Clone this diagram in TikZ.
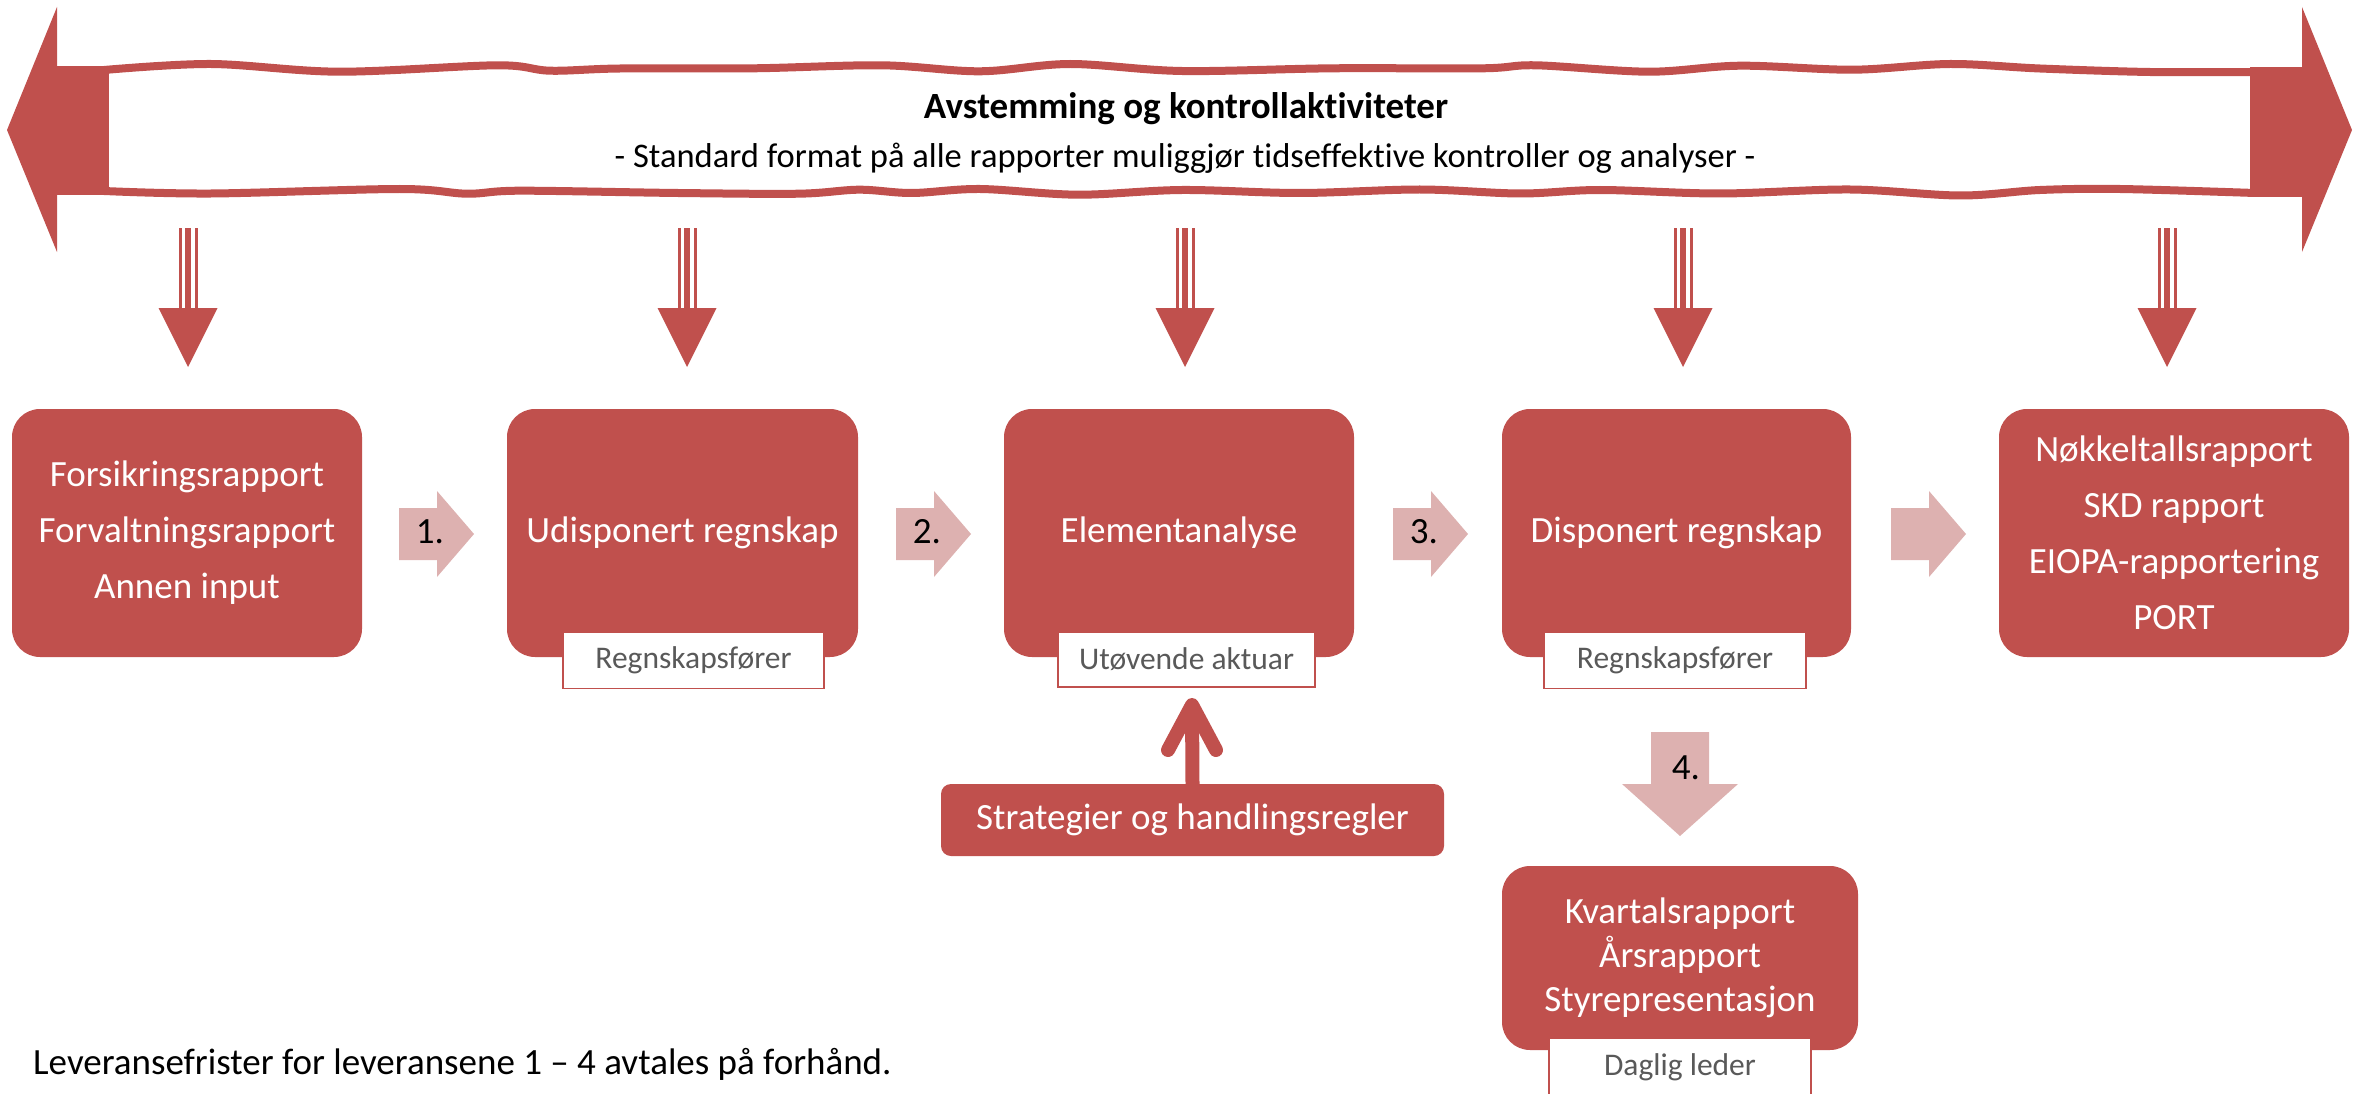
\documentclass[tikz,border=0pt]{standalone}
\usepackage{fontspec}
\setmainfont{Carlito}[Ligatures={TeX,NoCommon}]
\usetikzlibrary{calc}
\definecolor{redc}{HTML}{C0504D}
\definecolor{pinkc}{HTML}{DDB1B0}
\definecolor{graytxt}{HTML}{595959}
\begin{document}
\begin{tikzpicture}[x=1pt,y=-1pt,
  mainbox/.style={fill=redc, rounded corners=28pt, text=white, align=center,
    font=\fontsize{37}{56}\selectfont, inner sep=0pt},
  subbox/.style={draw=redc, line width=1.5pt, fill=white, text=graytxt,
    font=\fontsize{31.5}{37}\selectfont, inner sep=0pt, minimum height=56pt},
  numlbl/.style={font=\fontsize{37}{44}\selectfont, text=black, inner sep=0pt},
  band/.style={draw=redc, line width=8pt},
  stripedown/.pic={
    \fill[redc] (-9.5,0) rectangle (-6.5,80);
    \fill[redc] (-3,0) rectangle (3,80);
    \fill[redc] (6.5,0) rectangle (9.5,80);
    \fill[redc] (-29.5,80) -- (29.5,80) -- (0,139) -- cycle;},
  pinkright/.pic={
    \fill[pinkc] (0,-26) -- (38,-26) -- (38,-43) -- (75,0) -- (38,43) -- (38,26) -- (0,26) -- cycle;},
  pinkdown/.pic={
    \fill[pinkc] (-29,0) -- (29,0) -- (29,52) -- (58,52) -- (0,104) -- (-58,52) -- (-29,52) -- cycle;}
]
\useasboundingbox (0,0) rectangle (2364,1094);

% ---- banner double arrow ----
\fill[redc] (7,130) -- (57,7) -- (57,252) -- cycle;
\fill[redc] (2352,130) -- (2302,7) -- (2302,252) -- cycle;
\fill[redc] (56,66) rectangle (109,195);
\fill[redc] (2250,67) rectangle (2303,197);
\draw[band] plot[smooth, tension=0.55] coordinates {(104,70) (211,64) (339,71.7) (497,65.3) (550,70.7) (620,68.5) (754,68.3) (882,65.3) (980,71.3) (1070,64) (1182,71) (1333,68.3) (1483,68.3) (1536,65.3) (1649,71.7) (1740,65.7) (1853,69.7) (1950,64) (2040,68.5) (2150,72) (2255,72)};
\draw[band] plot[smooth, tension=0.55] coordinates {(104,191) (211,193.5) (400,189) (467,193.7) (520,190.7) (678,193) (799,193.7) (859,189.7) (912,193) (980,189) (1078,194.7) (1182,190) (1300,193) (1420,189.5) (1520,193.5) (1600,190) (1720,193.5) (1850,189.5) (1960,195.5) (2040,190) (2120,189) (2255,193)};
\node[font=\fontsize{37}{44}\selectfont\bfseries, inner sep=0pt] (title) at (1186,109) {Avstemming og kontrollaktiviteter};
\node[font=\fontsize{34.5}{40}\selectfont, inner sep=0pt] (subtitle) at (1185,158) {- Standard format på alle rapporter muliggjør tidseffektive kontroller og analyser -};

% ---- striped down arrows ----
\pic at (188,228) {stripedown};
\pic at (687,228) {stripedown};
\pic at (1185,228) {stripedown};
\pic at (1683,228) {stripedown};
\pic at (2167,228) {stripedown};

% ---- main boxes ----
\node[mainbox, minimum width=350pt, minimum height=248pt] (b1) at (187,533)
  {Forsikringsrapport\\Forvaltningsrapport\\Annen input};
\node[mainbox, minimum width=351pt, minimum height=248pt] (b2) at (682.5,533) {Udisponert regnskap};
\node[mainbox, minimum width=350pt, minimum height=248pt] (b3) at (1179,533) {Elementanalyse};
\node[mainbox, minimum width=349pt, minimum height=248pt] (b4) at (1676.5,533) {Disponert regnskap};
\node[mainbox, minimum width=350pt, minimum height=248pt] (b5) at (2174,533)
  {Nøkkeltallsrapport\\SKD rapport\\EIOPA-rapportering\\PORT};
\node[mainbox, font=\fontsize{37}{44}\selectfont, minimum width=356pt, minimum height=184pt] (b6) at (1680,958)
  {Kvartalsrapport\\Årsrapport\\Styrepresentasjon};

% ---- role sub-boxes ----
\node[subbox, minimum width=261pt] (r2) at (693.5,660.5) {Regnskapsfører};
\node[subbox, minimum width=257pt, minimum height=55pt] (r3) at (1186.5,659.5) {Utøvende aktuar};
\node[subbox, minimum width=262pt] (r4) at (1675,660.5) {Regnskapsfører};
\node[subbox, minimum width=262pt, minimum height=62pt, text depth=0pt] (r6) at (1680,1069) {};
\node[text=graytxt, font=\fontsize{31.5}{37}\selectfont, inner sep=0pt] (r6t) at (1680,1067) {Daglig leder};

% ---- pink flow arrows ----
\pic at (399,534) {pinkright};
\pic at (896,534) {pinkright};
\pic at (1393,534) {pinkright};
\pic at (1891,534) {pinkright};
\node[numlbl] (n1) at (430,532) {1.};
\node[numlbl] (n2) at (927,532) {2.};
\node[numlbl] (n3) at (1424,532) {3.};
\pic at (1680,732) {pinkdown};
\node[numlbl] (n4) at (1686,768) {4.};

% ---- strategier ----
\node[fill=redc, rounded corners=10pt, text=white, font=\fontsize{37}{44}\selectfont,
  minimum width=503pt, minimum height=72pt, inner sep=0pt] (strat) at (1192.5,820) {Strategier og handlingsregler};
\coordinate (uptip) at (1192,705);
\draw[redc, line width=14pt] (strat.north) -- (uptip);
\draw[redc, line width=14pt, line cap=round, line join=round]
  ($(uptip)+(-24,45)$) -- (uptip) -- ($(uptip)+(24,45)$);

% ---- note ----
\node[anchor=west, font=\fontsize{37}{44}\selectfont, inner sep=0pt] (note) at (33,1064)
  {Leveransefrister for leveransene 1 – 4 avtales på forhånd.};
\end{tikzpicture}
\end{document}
================
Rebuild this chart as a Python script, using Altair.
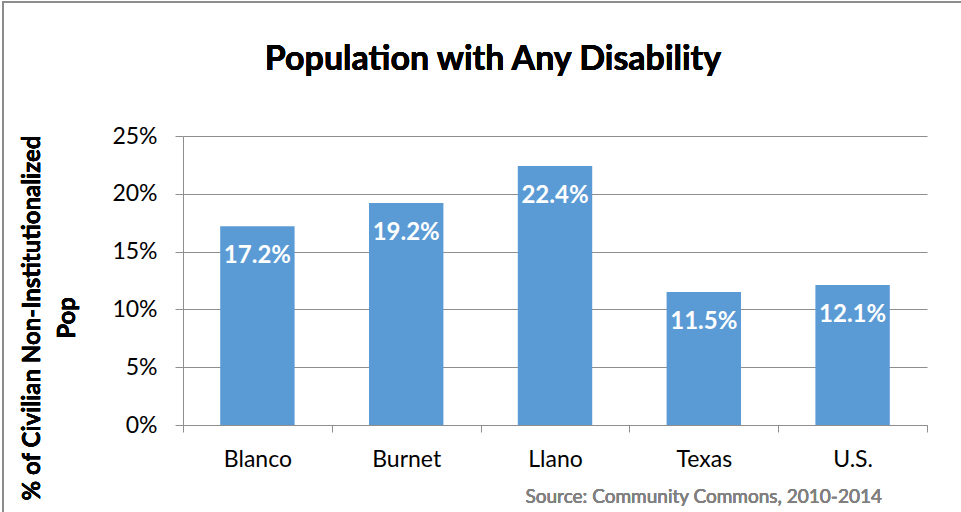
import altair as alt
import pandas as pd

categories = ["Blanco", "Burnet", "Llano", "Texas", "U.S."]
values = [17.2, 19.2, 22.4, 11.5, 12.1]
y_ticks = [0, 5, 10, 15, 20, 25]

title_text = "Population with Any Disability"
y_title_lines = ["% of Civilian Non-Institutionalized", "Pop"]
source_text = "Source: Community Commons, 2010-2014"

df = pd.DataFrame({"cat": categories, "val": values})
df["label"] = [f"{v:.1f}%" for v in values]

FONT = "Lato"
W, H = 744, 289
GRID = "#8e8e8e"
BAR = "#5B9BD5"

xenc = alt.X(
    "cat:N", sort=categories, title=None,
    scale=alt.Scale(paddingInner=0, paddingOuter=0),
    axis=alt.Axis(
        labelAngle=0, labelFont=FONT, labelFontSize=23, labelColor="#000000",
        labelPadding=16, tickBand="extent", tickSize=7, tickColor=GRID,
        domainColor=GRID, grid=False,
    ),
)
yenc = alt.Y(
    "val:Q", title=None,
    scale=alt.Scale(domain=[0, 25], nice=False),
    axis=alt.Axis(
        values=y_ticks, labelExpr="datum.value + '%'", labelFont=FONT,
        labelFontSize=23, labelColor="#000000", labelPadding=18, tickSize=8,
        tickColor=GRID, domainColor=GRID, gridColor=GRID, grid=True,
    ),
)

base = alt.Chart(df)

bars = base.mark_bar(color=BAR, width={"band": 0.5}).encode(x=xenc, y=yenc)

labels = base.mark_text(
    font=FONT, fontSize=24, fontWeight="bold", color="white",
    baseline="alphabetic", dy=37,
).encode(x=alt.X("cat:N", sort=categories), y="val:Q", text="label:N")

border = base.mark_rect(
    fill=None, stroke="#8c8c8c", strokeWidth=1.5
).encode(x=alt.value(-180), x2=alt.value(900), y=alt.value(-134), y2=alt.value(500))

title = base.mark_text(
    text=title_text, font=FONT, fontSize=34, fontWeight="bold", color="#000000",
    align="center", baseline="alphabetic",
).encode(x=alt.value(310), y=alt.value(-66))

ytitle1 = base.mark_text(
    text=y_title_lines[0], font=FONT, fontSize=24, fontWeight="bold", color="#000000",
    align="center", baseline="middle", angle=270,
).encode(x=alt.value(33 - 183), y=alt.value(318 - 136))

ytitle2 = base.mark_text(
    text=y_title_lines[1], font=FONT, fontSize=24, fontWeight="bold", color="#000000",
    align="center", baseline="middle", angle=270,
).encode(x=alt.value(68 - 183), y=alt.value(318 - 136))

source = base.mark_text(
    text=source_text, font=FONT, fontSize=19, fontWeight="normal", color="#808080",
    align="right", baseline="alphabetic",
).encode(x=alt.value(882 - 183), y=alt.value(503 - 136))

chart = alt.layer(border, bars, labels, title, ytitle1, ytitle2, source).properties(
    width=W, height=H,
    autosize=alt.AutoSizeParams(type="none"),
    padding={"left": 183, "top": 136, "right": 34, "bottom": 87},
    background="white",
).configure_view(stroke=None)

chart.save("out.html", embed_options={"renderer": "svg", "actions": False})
================
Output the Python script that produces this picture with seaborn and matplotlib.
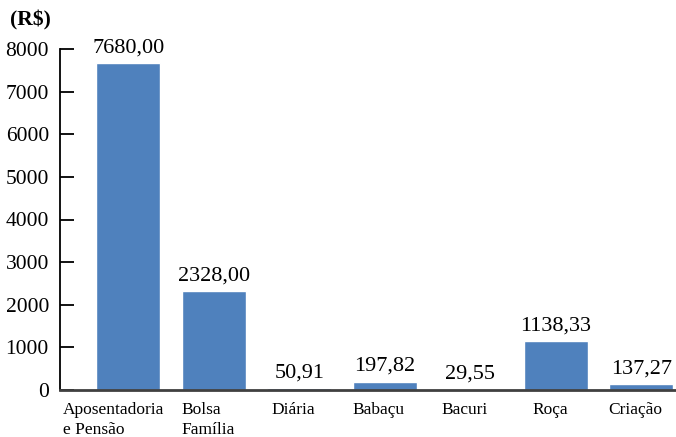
================
* _Directions_
Return exactly the lines from the one with "Rebuild this chart" to the one with "y_ticks = [0, 5, 10, 15, 20, 25]", inclusive, and nothing else; skip the pictures.

* _Answer for the task_
Rebuild this chart as a Python script, using Altair.
import altair as alt
import pandas as pd

categories = ["Blanco", "Burnet", "Llano", "Texas", "U.S."]
values = [17.2, 19.2, 22.4, 11.5, 12.1]
y_ticks = [0, 5, 10, 15, 20, 25]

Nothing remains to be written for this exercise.